(begin)

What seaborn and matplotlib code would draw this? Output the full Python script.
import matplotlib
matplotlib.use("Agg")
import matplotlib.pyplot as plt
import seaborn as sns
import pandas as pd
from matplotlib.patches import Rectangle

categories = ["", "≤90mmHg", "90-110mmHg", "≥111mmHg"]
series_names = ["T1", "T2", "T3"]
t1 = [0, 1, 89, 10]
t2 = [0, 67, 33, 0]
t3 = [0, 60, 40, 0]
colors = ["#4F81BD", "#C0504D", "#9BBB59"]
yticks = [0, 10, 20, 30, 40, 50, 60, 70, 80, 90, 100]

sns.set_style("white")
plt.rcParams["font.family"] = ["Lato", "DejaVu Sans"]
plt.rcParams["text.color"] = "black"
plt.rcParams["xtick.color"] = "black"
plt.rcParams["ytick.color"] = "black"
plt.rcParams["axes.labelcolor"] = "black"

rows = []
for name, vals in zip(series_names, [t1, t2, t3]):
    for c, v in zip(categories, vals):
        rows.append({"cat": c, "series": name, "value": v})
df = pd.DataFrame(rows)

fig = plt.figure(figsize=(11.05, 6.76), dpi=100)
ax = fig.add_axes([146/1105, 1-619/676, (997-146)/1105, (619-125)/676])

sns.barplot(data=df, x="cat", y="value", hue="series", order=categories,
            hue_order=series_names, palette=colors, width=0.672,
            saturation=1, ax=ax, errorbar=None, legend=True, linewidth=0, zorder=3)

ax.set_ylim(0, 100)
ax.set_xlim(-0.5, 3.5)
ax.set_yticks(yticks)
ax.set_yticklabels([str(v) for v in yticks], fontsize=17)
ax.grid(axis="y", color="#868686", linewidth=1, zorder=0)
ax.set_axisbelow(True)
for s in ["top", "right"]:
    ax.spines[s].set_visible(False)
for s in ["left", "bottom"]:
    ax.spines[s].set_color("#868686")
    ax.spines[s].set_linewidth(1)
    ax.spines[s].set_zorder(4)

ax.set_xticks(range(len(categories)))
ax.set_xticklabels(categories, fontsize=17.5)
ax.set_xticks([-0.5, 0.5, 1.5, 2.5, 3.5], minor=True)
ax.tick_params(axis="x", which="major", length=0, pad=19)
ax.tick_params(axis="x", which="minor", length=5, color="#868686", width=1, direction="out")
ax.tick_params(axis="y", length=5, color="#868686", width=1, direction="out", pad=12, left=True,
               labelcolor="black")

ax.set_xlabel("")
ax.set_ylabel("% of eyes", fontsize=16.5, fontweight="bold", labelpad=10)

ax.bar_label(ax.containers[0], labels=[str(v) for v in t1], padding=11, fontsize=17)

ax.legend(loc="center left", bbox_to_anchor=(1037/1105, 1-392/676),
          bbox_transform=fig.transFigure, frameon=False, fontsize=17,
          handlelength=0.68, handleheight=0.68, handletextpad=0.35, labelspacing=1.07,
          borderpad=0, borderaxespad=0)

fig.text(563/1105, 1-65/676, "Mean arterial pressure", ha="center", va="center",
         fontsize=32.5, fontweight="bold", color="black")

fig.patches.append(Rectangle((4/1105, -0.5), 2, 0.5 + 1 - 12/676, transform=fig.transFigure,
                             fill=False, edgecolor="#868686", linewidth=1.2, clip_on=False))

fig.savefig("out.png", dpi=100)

(end)

PROBLEM —
Reproduce, please, the lines of the material from its first line down to the line containing "legend=True, linewidth=0, zorder=3)", keeping both ends and nothing beyond them.

SOLUTION FOR THIS PROBLEM —
What seaborn and matplotlib code would draw this? Output the full Python script.
import matplotlib
matplotlib.use("Agg")
import matplotlib.pyplot as plt
import seaborn as sns
import pandas as pd
from matplotlib.patches import Rectangle

categories = ["", "≤90mmHg", "90-110mmHg", "≥111mmHg"]
series_names = ["T1", "T2", "T3"]
t1 = [0, 1, 89, 10]
t2 = [0, 67, 33, 0]
t3 = [0, 60, 40, 0]
colors = ["#4F81BD", "#C0504D", "#9BBB59"]
yticks = [0, 10, 20, 30, 40, 50, 60, 70, 80, 90, 100]

sns.set_style("white")
plt.rcParams["font.family"] = ["Lato", "DejaVu Sans"]
plt.rcParams["text.color"] = "black"
plt.rcParams["xtick.color"] = "black"
plt.rcParams["ytick.color"] = "black"
plt.rcParams["axes.labelcolor"] = "black"

rows = []
for name, vals in zip(series_names, [t1, t2, t3]):
    for c, v in zip(categories, vals):
        rows.append({"cat": c, "series": name, "value": v})
df = pd.DataFrame(rows)

fig = plt.figure(figsize=(11.05, 6.76), dpi=100)
ax = fig.add_axes([146/1105, 1-619/676, (997-146)/1105, (619-125)/676])

sns.barplot(data=df, x="cat", y="value", hue="series", order=categories,
            hue_order=series_names, palette=colors, width=0.672,
            saturation=1, ax=ax, errorbar=None, legend=True, linewidth=0, zorder=3)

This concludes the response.